-- START OF Data extract --

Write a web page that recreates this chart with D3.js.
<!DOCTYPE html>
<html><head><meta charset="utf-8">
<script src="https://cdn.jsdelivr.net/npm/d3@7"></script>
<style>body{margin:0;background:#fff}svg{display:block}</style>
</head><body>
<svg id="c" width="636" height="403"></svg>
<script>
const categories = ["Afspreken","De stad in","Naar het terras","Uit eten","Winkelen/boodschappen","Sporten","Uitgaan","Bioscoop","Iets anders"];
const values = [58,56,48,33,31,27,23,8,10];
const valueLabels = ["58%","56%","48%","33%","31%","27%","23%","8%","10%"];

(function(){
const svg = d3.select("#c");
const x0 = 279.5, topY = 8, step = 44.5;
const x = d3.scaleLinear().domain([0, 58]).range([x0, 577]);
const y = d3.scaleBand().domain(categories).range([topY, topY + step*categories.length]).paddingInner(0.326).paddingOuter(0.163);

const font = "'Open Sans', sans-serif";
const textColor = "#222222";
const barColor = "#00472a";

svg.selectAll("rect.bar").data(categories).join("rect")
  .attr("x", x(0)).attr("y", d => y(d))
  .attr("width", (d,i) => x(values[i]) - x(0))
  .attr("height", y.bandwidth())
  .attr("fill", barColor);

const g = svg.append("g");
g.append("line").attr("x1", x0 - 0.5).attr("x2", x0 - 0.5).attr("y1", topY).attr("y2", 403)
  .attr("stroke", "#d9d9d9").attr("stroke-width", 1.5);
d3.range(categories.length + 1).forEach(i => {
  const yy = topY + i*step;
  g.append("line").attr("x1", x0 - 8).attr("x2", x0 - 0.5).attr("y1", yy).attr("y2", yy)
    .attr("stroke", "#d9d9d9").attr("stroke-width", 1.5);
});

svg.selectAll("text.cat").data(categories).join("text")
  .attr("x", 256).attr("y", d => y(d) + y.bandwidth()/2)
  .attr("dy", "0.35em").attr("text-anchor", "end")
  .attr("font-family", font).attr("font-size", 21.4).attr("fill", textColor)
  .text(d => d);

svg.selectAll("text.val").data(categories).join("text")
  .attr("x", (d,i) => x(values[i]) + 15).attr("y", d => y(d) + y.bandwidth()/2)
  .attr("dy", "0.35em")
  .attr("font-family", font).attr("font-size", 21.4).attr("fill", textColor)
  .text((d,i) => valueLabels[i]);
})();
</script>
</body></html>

-- END OF Data extract --

* Stated task: Repeat the data in its entirety, character for character.

* Full output:
Write a web page that recreates this chart with D3.js.
<!DOCTYPE html>
<html><head><meta charset="utf-8">
<script src="https://cdn.jsdelivr.net/npm/d3@7"></script>
<style>body{margin:0;background:#fff}svg{display:block}</style>
</head><body>
<svg id="c" width="636" height="403"></svg>
<script>
const categories = ["Afspreken","De stad in","Naar het terras","Uit eten","Winkelen/boodschappen","Sporten","Uitgaan","Bioscoop","Iets anders"];
const values = [58,56,48,33,31,27,23,8,10];
const valueLabels = ["58%","56%","48%","33%","31%","27%","23%","8%","10%"];

(function(){
const svg = d3.select("#c");
const x0 = 279.5, topY = 8, step = 44.5;
const x = d3.scaleLinear().domain([0, 58]).range([x0, 577]);
const y = d3.scaleBand().domain(categories).range([topY, topY + step*categories.length]).paddingInner(0.326).paddingOuter(0.163);

const font = "'Open Sans', sans-serif";
const textColor = "#222222";
const barColor = "#00472a";

svg.selectAll("rect.bar").data(categories).join("rect")
  .attr("x", x(0)).attr("y", d => y(d))
  .attr("width", (d,i) => x(values[i]) - x(0))
  .attr("height", y.bandwidth())
  .attr("fill", barColor);

const g = svg.append("g");
g.append("line").attr("x1", x0 - 0.5).attr("x2", x0 - 0.5).attr("y1", topY).attr("y2", 403)
  .attr("stroke", "#d9d9d9").attr("stroke-width", 1.5);
d3.range(categories.length + 1).forEach(i => {
  const yy = topY + i*step;
  g.append("line").attr("x1", x0 - 8).attr("x2", x0 - 0.5).attr("y1", yy).attr("y2", yy)
    .attr("stroke", "#d9d9d9").attr("stroke-width", 1.5);
});

svg.selectAll("text.cat").data(categories).join("text")
  .attr("x", 256).attr("y", d => y(d) + y.bandwidth()/2)
  .attr("dy", "0.35em").attr("text-anchor", "end")
  .attr("font-family", font).attr("font-size", 21.4).attr("fill", textColor)
  .text(d => d);

svg.selectAll("text.val").data(categories).join("text")
  .attr("x", (d,i) => x(values[i]) + 15).attr("y", d => y(d) + y.bandwidth()/2)
  .attr("dy", "0.35em")
  .attr("font-family", font).attr("font-size", 21.4).attr("fill", textColor)
  .text((d,i) => valueLabels[i]);
})();
</script>
</body></html>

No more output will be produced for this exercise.